Although, JEM has been classified a proscribed organization in Pakistan, India claims that the group and its leader, Masood Azhar, were openly active in Pakistan, raising money, recruiting, and training. India has further attributed several similar terrorist activities to the group, including a 2001, raid on its parliament in New Delhi, and demands that Pakistan should take ‘immediate and verifiable action’ to stop the activities of these militants. In response, Pakistan has vehemently rejected these insinuations as ‘part of New Delhi’s known rhetoric and tactics” to divert global attention from their human rights violations. Pakistan’s Foreign Minister has called for an end to such ‘tit for tat’ accusations, in favour of the resumption of dialogue. In fact, since assuming office, the Prime Minister of Pakistan, Imran Khan, has repeatedly focused on dialogue with the promise to take two steps forward for every one step taken by India, in order to forge friendly ties; an effort that has been stonewalled by the Modi administration on grounds that India saw no constructive approach from Pakistan.

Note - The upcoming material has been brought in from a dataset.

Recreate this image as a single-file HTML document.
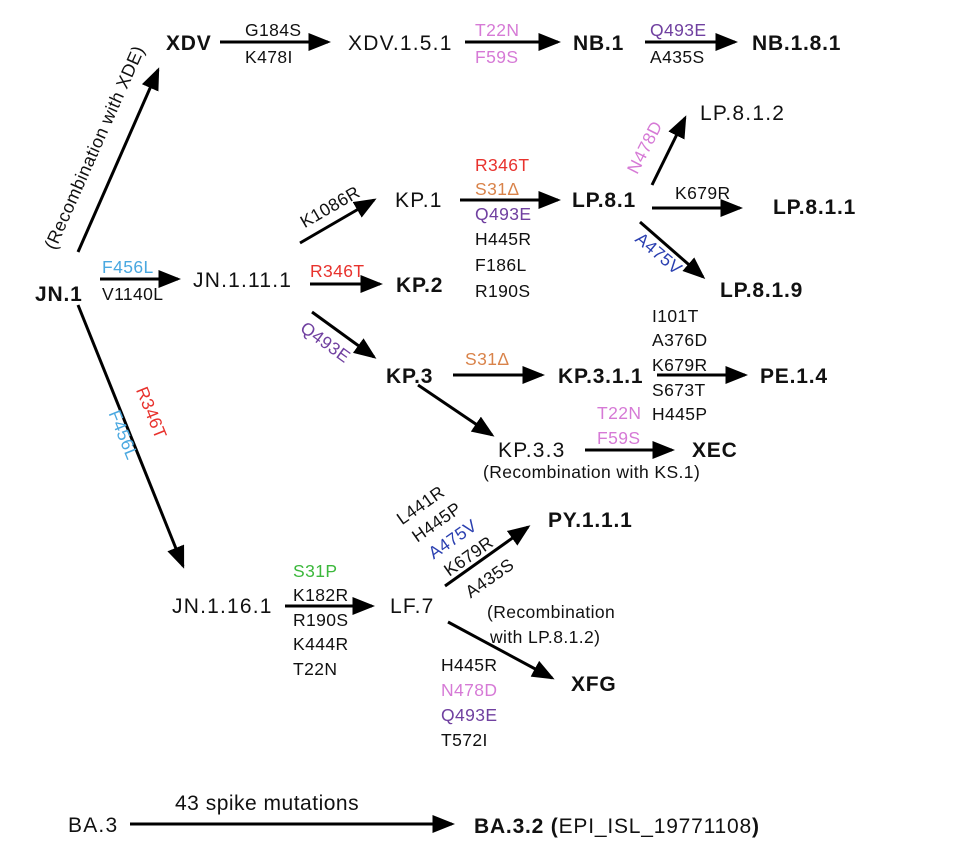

The terrorist attack in Pulwama has been rightly condemned by the international community, including Pakistan. At the same time, there has also been a growing realization that the reinvigoration of insurgency in Kashmir is home based and home grown, in popular reaction to India’s ‘muscular policies’ in the form of atrocities by Indian security forces on helpless protestors. The option for peace in Kashmir is only achievable if India desists from pursuing its hardline policies against hapless Kashmiris and if it works in tandem with Pakistan to find a solution that brings harmony to a region that has long been plagued by instability and conflict.

The old practices of blaming and intimidation have proven ineffective for India in the past, suggesting the need for an alternative strategy that does not rest on the need for one-upping the other but on collective efforts geared towards sustainable peace in the region.

For its part, Pakistan also needs to exercise greater insight and control on the clandestine activities of non-state actors that operate from within the country to malign the State with their unacceptable actions. Just days before the Pulwama attack, Jaish ul-Adl, a Salafi jihadist terrorist organization based in the Sistan and Baluchistan Province of Iran, carried out a car bomb attack against Iranian revolutionary guards, killing 27 of them. The brutality of the attack by an organization that has allegedly sought shelter in Pakistan, prompted the Iranian President, Hassan Rouhani, to warn that ‘unless Pakistan did more to crack down on Jaish al-Adl, Iran would take action it deemed appropriate’.

While the State of Pakistan or its agencies may not be involved in carrying out or supporting activities detrimental to peace and stability in the region, the buck does not stop there. We need to get up from our languorous slumber and exercise greater vigilance. The evolutionary trends in terrorism have already outwitted even the most resourceful countries. In South Asia, its burgeoning existence is a painful reality. ‘No country in the world has suffered more than Pakistan from the scourge of terrorism, often perpetrated from outside’. Today, Iran seethes with anger, India grits its teeth and the world is looking for foot prints in Pakistan, in such times, we should not be found cuddling the neighbour’s sheep.